If you carefully pay attention and be a part of the play, you will see the fine details in planning, organising communicating, problem-solving, emotional skills exhibit to their highest potential. It's not just cutting fruits in a bowl, they will first set up their kitchen and talk to you about the menu or what is available in the kitchen. They will ask you, what do want to eat? similarly, pretend to cook in the kitchen like a chef with pots and pans and the little noises while washing and cooking. The best part is they will serve it to you and wait for you to bite and share your review. Roleplay is not a simple fun activity for children, there is a lot of developmental skill, children engage and learn.
Here are the benefits of roleplaying in the early years:
Builds confidence: Roleplay is an unstructured activity, children choose and create their own play, this independent play boosts the morale of the child.

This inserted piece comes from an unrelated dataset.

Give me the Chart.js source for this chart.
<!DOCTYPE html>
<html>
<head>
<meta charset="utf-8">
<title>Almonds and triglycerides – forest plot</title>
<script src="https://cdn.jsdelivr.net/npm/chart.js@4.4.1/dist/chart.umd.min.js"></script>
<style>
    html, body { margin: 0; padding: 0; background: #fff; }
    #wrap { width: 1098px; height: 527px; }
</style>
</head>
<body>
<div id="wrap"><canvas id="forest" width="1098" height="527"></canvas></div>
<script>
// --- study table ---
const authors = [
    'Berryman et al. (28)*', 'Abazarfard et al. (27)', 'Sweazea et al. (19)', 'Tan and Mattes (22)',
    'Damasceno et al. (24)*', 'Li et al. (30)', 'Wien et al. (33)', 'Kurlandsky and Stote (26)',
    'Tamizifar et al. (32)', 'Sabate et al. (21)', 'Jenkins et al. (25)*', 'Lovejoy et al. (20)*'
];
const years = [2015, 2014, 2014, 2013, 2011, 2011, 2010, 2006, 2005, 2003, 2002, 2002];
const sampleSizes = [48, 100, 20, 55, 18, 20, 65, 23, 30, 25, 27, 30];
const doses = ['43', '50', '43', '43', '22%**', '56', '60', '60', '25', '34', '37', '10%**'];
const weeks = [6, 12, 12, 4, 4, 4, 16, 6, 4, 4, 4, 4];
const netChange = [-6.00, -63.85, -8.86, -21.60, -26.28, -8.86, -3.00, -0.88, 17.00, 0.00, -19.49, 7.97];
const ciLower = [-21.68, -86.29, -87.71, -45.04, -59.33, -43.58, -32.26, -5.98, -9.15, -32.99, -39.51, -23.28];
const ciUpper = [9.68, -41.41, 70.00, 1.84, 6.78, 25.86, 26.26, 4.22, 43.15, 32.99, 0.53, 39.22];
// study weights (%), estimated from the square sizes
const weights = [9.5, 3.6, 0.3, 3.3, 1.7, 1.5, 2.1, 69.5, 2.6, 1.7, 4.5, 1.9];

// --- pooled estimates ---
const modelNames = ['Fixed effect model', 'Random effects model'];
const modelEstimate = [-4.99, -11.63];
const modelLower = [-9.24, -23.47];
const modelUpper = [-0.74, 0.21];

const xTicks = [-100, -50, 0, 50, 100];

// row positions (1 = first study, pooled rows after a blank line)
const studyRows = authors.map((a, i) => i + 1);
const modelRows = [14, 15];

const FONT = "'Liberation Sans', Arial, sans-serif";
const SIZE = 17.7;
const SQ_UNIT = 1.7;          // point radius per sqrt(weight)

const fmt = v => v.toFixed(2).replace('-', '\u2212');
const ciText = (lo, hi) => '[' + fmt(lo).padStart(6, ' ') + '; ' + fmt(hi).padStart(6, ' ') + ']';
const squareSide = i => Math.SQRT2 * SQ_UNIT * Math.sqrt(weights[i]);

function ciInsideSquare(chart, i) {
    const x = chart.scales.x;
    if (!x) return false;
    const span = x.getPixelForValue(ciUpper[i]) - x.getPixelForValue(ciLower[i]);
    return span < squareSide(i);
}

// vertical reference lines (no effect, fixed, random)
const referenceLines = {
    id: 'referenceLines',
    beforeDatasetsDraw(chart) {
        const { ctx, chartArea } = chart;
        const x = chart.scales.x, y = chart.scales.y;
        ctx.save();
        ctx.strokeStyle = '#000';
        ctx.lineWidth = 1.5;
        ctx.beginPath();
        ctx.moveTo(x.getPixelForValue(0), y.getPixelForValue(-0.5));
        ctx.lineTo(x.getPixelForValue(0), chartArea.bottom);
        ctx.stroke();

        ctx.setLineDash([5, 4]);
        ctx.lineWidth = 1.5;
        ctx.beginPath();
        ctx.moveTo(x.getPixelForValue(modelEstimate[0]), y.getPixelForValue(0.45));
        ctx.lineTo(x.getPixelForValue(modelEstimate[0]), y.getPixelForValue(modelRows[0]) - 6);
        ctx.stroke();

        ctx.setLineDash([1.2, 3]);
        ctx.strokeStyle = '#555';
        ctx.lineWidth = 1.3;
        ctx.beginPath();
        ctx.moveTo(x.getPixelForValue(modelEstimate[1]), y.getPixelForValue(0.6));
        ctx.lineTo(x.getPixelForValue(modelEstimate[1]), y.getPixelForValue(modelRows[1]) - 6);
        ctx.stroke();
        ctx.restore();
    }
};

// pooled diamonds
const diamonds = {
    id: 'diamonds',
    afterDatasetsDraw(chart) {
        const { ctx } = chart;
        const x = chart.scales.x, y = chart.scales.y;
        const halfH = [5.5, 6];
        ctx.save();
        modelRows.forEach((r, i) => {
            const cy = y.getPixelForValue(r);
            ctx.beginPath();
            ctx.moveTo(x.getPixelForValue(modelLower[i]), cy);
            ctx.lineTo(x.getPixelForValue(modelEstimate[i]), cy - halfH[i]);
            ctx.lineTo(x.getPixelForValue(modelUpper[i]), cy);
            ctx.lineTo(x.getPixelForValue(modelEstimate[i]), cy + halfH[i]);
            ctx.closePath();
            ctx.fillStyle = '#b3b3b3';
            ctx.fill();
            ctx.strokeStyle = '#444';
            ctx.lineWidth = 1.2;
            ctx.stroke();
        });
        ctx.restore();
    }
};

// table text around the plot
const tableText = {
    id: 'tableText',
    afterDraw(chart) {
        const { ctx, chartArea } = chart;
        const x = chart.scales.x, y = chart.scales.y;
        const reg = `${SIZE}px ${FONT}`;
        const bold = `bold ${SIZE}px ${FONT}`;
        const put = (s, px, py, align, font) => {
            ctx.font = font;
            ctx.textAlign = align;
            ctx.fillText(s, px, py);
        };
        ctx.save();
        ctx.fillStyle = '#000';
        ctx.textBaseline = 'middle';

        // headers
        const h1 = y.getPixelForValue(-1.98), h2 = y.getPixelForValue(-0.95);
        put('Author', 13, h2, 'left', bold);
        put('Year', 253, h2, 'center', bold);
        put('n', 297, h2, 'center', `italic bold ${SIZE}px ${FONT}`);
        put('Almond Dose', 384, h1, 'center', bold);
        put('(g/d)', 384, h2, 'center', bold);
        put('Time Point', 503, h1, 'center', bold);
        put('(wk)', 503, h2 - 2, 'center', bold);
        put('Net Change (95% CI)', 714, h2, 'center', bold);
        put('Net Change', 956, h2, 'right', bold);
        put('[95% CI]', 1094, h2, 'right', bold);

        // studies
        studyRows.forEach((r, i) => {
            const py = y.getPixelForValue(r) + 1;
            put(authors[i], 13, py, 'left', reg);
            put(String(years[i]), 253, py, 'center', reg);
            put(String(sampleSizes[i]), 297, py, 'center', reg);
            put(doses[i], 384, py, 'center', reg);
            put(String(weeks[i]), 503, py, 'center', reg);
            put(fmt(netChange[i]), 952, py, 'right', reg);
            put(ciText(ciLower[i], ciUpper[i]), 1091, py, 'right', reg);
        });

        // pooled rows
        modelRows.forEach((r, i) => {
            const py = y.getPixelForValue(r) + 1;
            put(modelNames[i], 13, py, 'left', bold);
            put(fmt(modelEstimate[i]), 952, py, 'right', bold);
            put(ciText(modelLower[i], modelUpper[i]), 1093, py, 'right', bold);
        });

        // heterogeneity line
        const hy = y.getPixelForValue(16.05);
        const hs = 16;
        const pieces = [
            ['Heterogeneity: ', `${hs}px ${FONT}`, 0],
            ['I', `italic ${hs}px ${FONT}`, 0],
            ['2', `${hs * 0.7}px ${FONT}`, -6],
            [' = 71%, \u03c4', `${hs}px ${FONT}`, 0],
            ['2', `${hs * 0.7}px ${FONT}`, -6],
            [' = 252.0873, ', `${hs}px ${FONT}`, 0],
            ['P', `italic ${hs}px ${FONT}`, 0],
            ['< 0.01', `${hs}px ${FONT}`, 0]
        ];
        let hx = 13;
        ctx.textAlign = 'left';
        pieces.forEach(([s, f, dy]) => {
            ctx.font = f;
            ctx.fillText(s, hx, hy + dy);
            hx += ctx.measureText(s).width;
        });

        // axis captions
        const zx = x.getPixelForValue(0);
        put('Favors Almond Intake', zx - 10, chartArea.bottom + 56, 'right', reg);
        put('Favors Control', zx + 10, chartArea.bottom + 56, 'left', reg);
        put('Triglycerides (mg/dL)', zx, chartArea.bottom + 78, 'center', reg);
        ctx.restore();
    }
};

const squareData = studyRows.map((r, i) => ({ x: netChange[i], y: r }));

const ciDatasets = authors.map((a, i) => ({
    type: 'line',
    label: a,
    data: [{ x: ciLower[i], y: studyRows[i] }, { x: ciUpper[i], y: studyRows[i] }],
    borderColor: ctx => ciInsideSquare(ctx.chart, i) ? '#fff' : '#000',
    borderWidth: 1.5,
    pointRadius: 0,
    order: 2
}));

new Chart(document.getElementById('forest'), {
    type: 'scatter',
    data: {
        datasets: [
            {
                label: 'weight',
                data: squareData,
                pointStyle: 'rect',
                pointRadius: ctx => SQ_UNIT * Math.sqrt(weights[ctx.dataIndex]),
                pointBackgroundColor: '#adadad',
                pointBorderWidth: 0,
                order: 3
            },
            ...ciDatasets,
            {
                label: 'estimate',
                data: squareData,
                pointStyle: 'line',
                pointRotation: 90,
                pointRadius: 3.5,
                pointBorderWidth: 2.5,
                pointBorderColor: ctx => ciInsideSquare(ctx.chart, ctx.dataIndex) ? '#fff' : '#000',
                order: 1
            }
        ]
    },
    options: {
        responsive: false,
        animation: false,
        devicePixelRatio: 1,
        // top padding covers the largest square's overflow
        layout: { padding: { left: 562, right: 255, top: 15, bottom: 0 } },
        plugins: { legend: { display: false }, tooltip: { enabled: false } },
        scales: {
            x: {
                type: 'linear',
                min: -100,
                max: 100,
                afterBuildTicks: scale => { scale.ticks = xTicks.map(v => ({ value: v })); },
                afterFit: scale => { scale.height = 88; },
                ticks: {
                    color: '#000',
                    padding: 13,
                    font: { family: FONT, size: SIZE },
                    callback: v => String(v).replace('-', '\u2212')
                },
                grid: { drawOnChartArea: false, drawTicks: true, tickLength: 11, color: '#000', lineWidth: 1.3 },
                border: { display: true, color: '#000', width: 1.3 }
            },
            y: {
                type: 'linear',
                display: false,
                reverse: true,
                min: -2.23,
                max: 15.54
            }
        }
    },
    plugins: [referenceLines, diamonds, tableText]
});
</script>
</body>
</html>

Creative communication: pretend play provides room to build communication skills. Children, during roleplay, have discussions, storytelling, singing and dancing which leads to creative communication skills.
Problem-Solving skills: this unstructured play, helps children to create solutions, come up with new ideas and if they share the space in a school environment they learn to take turns and pick roles to participate in the play.
Real-life situations: this kind of play allows children to experience and relate to real-life situations. They connect to real-life seniors while they act and understand the world around them.
Social-emotional skill: Roleplay provides an opportunity and supports children to develop their emotional skills by expressing their ideas and feelings in a safe and fun environment.